--- WORK TO BE COMPLETED ---
Set down each entry from the block beneath, exactly as written.

(Entries from a dataset)
'''
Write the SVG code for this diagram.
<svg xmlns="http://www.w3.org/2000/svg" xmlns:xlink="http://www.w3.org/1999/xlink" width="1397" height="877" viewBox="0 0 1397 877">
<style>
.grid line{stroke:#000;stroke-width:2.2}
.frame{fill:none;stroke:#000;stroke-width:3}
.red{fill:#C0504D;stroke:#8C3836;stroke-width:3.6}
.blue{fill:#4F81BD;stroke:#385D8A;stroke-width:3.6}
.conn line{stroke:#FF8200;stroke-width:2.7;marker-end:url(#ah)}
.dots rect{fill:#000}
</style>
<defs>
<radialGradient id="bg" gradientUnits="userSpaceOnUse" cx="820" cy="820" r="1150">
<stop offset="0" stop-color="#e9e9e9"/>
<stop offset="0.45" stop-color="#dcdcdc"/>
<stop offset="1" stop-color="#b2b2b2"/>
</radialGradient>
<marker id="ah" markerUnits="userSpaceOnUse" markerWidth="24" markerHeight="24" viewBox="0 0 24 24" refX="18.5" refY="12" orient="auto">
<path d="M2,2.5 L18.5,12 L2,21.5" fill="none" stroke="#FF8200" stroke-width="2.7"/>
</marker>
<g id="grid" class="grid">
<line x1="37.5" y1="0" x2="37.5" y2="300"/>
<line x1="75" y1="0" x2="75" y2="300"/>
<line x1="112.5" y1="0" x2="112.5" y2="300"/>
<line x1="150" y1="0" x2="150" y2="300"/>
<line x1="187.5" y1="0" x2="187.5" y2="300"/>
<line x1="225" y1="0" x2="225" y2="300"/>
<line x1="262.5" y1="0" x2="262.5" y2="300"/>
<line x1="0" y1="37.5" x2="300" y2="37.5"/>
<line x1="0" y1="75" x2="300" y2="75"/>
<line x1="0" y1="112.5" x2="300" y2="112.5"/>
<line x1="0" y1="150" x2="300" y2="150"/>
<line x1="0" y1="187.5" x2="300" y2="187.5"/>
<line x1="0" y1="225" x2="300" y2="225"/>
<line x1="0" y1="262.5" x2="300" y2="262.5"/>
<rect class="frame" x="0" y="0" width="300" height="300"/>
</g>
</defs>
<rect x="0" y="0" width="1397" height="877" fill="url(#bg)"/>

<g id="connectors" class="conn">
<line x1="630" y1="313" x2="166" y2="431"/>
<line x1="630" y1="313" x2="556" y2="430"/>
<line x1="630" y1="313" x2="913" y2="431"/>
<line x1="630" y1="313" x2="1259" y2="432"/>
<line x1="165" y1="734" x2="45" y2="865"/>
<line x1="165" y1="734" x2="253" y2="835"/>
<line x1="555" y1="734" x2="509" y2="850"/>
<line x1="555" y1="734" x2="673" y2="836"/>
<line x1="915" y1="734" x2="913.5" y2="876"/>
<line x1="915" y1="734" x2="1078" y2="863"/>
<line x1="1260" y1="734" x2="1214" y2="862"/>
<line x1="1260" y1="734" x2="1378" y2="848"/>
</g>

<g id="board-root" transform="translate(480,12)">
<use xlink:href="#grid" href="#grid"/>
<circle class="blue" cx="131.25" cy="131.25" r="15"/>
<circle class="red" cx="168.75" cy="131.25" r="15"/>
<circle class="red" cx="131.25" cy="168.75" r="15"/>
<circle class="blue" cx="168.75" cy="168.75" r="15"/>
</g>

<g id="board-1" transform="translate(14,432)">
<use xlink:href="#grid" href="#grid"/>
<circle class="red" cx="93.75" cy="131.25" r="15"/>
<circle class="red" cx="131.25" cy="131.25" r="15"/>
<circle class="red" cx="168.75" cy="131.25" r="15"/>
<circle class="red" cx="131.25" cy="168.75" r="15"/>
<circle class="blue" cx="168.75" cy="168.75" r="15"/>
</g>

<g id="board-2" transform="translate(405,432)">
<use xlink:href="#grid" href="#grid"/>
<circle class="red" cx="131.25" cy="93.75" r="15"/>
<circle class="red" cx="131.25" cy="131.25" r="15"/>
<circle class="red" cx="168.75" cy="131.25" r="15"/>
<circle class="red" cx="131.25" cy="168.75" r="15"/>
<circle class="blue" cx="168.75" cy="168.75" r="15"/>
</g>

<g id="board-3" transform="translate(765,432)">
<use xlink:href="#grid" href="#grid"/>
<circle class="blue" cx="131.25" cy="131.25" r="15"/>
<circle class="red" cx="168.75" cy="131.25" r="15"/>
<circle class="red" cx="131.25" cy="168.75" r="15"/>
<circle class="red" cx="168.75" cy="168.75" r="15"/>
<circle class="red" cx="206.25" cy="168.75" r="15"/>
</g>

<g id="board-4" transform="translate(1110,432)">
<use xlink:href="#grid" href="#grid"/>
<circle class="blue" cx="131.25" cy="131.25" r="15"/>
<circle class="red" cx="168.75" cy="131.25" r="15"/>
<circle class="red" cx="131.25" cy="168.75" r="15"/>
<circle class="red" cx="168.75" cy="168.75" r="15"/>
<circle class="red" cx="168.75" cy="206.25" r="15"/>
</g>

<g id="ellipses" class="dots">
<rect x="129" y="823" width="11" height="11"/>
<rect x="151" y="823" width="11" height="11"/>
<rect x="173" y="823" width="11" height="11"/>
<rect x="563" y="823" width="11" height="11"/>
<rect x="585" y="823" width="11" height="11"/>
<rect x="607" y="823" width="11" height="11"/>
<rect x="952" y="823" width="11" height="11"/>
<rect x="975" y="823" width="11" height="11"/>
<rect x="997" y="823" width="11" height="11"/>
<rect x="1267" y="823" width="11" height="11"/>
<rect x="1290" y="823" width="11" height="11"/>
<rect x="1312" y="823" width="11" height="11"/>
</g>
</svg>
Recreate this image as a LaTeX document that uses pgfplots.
'''
--- OUTPUT OF THE TASK ---
Write the SVG code for this diagram.
<svg xmlns="http://www.w3.org/2000/svg" xmlns:xlink="http://www.w3.org/1999/xlink" width="1397" height="877" viewBox="0 0 1397 877">
<style>
.grid line{stroke:#000;stroke-width:2.2}
.frame{fill:none;stroke:#000;stroke-width:3}
.red{fill:#C0504D;stroke:#8C3836;stroke-width:3.6}
.blue{fill:#4F81BD;stroke:#385D8A;stroke-width:3.6}
.conn line{stroke:#FF8200;stroke-width:2.7;marker-end:url(#ah)}
.dots rect{fill:#000}
</style>
<defs>
<radialGradient id="bg" gradientUnits="userSpaceOnUse" cx="820" cy="820" r="1150">
<stop offset="0" stop-color="#e9e9e9"/>
<stop offset="0.45" stop-color="#dcdcdc"/>
<stop offset="1" stop-color="#b2b2b2"/>
</radialGradient>
<marker id="ah" markerUnits="userSpaceOnUse" markerWidth="24" markerHeight="24" viewBox="0 0 24 24" refX="18.5" refY="12" orient="auto">
<path d="M2,2.5 L18.5,12 L2,21.5" fill="none" stroke="#FF8200" stroke-width="2.7"/>
</marker>
<g id="grid" class="grid">
<line x1="37.5" y1="0" x2="37.5" y2="300"/>
<line x1="75" y1="0" x2="75" y2="300"/>
<line x1="112.5" y1="0" x2="112.5" y2="300"/>
<line x1="150" y1="0" x2="150" y2="300"/>
<line x1="187.5" y1="0" x2="187.5" y2="300"/>
<line x1="225" y1="0" x2="225" y2="300"/>
<line x1="262.5" y1="0" x2="262.5" y2="300"/>
<line x1="0" y1="37.5" x2="300" y2="37.5"/>
<line x1="0" y1="75" x2="300" y2="75"/>
<line x1="0" y1="112.5" x2="300" y2="112.5"/>
<line x1="0" y1="150" x2="300" y2="150"/>
<line x1="0" y1="187.5" x2="300" y2="187.5"/>
<line x1="0" y1="225" x2="300" y2="225"/>
<line x1="0" y1="262.5" x2="300" y2="262.5"/>
<rect class="frame" x="0" y="0" width="300" height="300"/>
</g>
</defs>
<rect x="0" y="0" width="1397" height="877" fill="url(#bg)"/>

<g id="connectors" class="conn">
<line x1="630" y1="313" x2="166" y2="431"/>
<line x1="630" y1="313" x2="556" y2="430"/>
<line x1="630" y1="313" x2="913" y2="431"/>
<line x1="630" y1="313" x2="1259" y2="432"/>
<line x1="165" y1="734" x2="45" y2="865"/>
<line x1="165" y1="734" x2="253" y2="835"/>
<line x1="555" y1="734" x2="509" y2="850"/>
<line x1="555" y1="734" x2="673" y2="836"/>
<line x1="915" y1="734" x2="913.5" y2="876"/>
<line x1="915" y1="734" x2="1078" y2="863"/>
<line x1="1260" y1="734" x2="1214" y2="862"/>
<line x1="1260" y1="734" x2="1378" y2="848"/>
</g>

<g id="board-root" transform="translate(480,12)">
<use xlink:href="#grid" href="#grid"/>
<circle class="blue" cx="131.25" cy="131.25" r="15"/>
<circle class="red" cx="168.75" cy="131.25" r="15"/>
<circle class="red" cx="131.25" cy="168.75" r="15"/>
<circle class="blue" cx="168.75" cy="168.75" r="15"/>
</g>

<g id="board-1" transform="translate(14,432)">
<use xlink:href="#grid" href="#grid"/>
<circle class="red" cx="93.75" cy="131.25" r="15"/>
<circle class="red" cx="131.25" cy="131.25" r="15"/>
<circle class="red" cx="168.75" cy="131.25" r="15"/>
<circle class="red" cx="131.25" cy="168.75" r="15"/>
<circle class="blue" cx="168.75" cy="168.75" r="15"/>
</g>

<g id="board-2" transform="translate(405,432)">
<use xlink:href="#grid" href="#grid"/>
<circle class="red" cx="131.25" cy="93.75" r="15"/>
<circle class="red" cx="131.25" cy="131.25" r="15"/>
<circle class="red" cx="168.75" cy="131.25" r="15"/>
<circle class="red" cx="131.25" cy="168.75" r="15"/>
<circle class="blue" cx="168.75" cy="168.75" r="15"/>
</g>

<g id="board-3" transform="translate(765,432)">
<use xlink:href="#grid" href="#grid"/>
<circle class="blue" cx="131.25" cy="131.25" r="15"/>
<circle class="red" cx="168.75" cy="131.25" r="15"/>
<circle class="red" cx="131.25" cy="168.75" r="15"/>
<circle class="red" cx="168.75" cy="168.75" r="15"/>
<circle class="red" cx="206.25" cy="168.75" r="15"/>
</g>

<g id="board-4" transform="translate(1110,432)">
<use xlink:href="#grid" href="#grid"/>
<circle class="blue" cx="131.25" cy="131.25" r="15"/>
<circle class="red" cx="168.75" cy="131.25" r="15"/>
<circle class="red" cx="131.25" cy="168.75" r="15"/>
<circle class="red" cx="168.75" cy="168.75" r="15"/>
<circle class="red" cx="168.75" cy="206.25" r="15"/>
</g>

<g id="ellipses" class="dots">
<rect x="129" y="823" width="11" height="11"/>
<rect x="151" y="823" width="11" height="11"/>
<rect x="173" y="823" width="11" height="11"/>
<rect x="563" y="823" width="11" height="11"/>
<rect x="585" y="823" width="11" height="11"/>
<rect x="607" y="823" width="11" height="11"/>
<rect x="952" y="823" width="11" height="11"/>
<rect x="975" y="823" width="11" height="11"/>
<rect x="997" y="823" width="11" height="11"/>
<rect x="1267" y="823" width="11" height="11"/>
<rect x="1290" y="823" width="11" height="11"/>
<rect x="1312" y="823" width="11" height="11"/>
</g>
</svg>
Recreate this image as a LaTeX document that uses pgfplots.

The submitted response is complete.